From a thread at Avva I learned that the Russian family name Chaadaev (well known because of the nineteenth-century Westernizer) comes from the Mongolian name Chaghatai (well known because of Genghis Khan’s son, who inherited Central Asia and founded a dynasty). This was interesting enough, but in the course of the discussion someone asked if the name was Turkic or Mongolian, apologizing for his bukvoedstvo. This was a new word to me; it means ‘pedantry’ but is literally ‘letter-eating’ (bukva ‘letter (of the alphabet)’ + ed- ‘eat’). I love it, and will henceforth proudly identify myself as a bukvoed.

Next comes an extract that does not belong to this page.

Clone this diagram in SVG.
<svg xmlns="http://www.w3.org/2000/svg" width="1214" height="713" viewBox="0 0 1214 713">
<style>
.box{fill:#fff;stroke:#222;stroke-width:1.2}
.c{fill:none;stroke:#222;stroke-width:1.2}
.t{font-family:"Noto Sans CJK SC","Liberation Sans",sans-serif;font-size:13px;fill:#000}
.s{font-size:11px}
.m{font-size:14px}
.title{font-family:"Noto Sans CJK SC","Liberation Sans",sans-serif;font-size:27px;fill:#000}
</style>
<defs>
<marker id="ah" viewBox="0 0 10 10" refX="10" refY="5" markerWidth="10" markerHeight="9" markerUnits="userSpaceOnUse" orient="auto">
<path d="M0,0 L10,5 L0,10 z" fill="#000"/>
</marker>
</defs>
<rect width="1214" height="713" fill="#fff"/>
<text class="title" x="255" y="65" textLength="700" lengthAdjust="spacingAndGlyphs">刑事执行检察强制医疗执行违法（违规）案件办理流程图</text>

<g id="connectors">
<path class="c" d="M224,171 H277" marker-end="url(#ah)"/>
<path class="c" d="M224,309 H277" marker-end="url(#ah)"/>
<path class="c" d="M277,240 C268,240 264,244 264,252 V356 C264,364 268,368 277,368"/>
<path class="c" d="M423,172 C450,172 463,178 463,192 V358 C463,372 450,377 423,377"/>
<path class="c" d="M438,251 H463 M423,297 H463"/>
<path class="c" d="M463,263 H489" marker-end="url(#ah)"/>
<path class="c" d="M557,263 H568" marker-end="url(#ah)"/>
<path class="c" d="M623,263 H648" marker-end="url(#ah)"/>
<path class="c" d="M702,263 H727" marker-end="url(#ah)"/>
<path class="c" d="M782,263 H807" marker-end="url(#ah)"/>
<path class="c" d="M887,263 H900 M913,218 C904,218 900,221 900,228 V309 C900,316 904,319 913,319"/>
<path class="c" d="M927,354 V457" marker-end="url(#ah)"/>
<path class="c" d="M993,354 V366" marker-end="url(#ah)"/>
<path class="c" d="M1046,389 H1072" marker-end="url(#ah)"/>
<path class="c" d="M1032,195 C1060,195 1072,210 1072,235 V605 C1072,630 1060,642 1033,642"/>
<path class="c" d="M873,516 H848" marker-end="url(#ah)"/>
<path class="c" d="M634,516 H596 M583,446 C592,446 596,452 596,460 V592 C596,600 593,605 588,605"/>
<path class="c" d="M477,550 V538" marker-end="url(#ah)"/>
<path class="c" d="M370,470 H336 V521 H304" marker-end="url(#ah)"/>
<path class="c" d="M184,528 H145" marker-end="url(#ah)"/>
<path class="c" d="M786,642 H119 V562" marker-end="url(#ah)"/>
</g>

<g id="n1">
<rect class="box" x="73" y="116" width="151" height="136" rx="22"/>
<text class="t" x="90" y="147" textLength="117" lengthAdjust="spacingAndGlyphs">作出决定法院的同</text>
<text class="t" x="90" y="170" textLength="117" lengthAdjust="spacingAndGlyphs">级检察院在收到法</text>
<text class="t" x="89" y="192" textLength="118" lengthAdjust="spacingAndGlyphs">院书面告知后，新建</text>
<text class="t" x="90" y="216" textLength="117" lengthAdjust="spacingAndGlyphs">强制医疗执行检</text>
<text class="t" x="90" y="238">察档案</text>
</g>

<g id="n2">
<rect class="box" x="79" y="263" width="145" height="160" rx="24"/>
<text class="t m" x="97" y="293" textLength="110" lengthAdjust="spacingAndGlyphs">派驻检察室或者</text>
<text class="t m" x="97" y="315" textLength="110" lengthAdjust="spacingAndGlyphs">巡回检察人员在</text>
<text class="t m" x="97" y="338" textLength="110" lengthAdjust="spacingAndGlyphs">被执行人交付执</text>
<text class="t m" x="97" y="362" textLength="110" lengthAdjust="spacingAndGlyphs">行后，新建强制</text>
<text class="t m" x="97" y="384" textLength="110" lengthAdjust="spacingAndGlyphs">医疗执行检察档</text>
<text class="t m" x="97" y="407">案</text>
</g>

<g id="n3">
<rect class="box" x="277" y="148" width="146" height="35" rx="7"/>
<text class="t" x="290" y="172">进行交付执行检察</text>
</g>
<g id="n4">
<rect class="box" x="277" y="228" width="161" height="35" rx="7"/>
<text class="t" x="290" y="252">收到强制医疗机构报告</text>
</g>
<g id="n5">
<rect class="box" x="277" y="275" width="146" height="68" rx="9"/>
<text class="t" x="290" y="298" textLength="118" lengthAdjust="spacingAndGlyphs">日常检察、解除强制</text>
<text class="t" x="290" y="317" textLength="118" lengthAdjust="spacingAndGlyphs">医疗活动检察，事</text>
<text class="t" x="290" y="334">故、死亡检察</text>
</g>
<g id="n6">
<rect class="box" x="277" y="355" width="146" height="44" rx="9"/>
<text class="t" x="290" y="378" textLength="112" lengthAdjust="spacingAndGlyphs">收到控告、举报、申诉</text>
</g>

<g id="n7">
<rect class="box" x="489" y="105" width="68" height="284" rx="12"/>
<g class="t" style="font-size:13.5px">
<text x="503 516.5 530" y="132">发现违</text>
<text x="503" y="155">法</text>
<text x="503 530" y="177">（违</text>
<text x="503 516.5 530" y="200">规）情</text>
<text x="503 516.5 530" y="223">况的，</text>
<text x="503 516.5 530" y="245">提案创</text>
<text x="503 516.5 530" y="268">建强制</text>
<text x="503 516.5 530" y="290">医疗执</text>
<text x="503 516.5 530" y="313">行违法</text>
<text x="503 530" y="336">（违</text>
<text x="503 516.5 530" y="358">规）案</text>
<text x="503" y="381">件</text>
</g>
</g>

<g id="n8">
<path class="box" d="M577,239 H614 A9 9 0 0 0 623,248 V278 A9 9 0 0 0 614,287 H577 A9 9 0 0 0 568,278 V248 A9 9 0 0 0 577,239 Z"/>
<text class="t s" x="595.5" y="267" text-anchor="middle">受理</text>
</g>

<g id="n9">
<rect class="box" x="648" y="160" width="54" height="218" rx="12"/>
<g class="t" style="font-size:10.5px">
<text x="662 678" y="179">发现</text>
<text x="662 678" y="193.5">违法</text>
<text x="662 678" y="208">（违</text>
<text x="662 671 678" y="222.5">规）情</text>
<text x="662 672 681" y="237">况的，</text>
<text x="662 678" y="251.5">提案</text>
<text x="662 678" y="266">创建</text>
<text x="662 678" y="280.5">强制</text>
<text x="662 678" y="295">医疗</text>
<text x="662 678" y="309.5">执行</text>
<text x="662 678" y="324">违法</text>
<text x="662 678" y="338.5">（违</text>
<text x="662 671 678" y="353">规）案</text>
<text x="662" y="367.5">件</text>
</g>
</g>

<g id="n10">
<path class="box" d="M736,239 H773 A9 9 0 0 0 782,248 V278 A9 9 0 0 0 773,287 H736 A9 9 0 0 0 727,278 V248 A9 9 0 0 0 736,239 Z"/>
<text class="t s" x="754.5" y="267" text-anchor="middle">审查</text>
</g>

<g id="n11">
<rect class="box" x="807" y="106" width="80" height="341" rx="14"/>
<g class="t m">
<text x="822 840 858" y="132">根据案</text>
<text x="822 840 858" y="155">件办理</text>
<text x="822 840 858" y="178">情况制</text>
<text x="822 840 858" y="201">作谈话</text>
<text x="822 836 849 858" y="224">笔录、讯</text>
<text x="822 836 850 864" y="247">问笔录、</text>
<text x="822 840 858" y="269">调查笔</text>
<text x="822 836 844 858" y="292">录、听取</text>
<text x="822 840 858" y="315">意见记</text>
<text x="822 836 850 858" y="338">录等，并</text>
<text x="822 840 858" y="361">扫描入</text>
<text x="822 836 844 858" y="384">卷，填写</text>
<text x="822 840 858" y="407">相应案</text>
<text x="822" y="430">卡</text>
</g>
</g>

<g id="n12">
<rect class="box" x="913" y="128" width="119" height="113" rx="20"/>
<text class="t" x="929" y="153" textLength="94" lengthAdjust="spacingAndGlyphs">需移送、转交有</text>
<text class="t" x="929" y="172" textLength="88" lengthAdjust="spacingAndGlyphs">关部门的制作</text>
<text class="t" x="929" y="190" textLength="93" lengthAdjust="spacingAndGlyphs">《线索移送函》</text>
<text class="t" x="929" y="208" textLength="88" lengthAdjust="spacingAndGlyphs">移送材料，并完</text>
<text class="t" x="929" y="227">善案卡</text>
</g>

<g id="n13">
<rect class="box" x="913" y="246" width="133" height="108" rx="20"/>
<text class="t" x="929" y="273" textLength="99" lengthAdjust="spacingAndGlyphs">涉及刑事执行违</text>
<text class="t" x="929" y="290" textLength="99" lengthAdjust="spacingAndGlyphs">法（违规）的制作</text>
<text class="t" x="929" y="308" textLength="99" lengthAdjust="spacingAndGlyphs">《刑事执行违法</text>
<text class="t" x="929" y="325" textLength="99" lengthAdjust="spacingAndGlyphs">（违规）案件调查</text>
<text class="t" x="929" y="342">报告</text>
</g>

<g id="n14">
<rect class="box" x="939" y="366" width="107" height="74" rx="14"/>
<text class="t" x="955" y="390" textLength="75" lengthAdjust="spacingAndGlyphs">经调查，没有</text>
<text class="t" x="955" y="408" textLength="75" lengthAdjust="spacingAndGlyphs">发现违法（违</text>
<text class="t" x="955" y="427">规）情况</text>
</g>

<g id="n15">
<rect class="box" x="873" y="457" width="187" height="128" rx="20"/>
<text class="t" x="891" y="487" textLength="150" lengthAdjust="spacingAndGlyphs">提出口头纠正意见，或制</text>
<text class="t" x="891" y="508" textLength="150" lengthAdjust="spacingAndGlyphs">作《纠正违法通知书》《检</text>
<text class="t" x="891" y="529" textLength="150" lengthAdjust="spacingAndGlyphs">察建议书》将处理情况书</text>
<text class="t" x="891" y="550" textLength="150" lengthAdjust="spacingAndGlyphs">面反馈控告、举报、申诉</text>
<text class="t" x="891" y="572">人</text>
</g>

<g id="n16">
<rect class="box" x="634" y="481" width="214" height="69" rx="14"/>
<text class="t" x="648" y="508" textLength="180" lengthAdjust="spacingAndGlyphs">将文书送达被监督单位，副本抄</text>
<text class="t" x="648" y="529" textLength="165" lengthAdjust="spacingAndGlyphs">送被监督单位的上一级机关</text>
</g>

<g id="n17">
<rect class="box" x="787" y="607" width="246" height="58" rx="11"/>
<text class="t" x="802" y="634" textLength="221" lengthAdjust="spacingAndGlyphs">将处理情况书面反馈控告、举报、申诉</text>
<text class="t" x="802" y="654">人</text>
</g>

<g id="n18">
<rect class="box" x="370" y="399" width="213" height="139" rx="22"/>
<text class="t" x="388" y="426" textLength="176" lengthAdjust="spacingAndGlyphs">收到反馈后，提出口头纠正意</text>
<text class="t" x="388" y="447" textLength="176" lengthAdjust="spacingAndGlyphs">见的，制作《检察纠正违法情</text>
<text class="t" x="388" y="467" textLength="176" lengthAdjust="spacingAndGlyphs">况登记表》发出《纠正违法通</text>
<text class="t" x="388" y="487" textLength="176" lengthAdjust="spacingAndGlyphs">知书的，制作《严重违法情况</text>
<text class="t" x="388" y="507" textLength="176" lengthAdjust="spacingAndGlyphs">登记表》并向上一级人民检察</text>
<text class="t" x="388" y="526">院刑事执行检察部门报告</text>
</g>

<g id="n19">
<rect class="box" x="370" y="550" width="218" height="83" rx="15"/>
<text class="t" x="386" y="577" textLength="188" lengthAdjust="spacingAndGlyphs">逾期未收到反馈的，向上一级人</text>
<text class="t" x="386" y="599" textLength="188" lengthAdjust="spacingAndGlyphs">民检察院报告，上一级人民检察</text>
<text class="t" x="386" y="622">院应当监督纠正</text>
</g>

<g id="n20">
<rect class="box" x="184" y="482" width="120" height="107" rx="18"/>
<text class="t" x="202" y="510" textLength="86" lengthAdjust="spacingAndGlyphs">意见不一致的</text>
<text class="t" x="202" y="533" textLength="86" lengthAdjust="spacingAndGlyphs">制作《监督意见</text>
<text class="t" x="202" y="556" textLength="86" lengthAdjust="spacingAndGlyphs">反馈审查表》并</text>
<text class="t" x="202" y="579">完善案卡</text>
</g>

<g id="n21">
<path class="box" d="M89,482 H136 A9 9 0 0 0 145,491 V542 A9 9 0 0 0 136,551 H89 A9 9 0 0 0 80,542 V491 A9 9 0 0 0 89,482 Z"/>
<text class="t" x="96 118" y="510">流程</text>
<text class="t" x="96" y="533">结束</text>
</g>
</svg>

(Bukva, incidentally, is ultimately borrowed from Germanic boko ‘beech tree,’ which is also the source of English book. And while I’m at it, the plural of book should historically be beech, which is the result of applying the regular sound changes to the Old English plural bec, with long e. Isn’t linguistics fun?)

IKIRU.

Yesterday I realized that it was the last day Kurosawa’s 1952 movie Ikiru (To Live) would be showing at the Film Forum, so I dashed down after work and saw it. I knew it was considered one of his best, but I didn’t realize it was going to wind up on my short list of Greatest Movies Ever Made (along with Rules of the Game and Mirror and A Brighter Summer Day… but that’s a list for another entry). Takashi Shimura gives the performance of a lifetime as a government bureaucrat who’s been effectively dead for twenty years and only learns to live when he discovers his time is about to run out. The scene in which a dissolute writer shows him how to carouse and spend money rivals the “Nighttown” episode of Ulysses, and his drunken basso profundo rendering of “Life is Short” (“that old song from the teens,” ie, from the days when he was courting his long-dead wife) silences the nightclub and lacerates the viewer’s heart. Since this is Languagehat, I should provide the lyrics:

Inochi mijikashi
Koi se yo otome
Akaki kuchibiru
Asenu ma ni
Atsuki chishio no
Hienu ma ni
Asu no tsukihi wa
Nai mono wo

(“Life is short; fall in love, young maiden, before the colour in those crimson lips fades, before that passionate blood turns cold—for there is no tomorrow.”)
But my appreciation for the movie is influenced by a couple of extraneous factors. For one thing, the movie shows the time and place in which I spent my earliest years, which may add to its effect on me. And for another, a hat is one of the main characters; in fact, I consider it a travesty that it did not win a Best Supporting Actor award.

ROBINSON JEFFERS.

From wood s lot comes this remarkable exhibit on the craggy poet Robinson Jeffers, who much preferred hawks to people. “Shine, Perishing Republic” is famous and unforgettable, but like Mr. Woods, I will quote another poem that is all too timely:

Ave Caesar
No bitterness: our ancestors did it.
They were only ignorant and hopeful, they wanted freedom but wealth too.
Their children will learn to hope for a Caesar.
Or rather—for we are not aquiline Romans but soft mixed colonists—
Some kindly Sicilian tyrant who’ll keep
Poverty and Carthage off until the Romans arrive,
We are easy to manage, a gregarious people,
Full of sentiment, clever at mechanics, and we love our luxuries.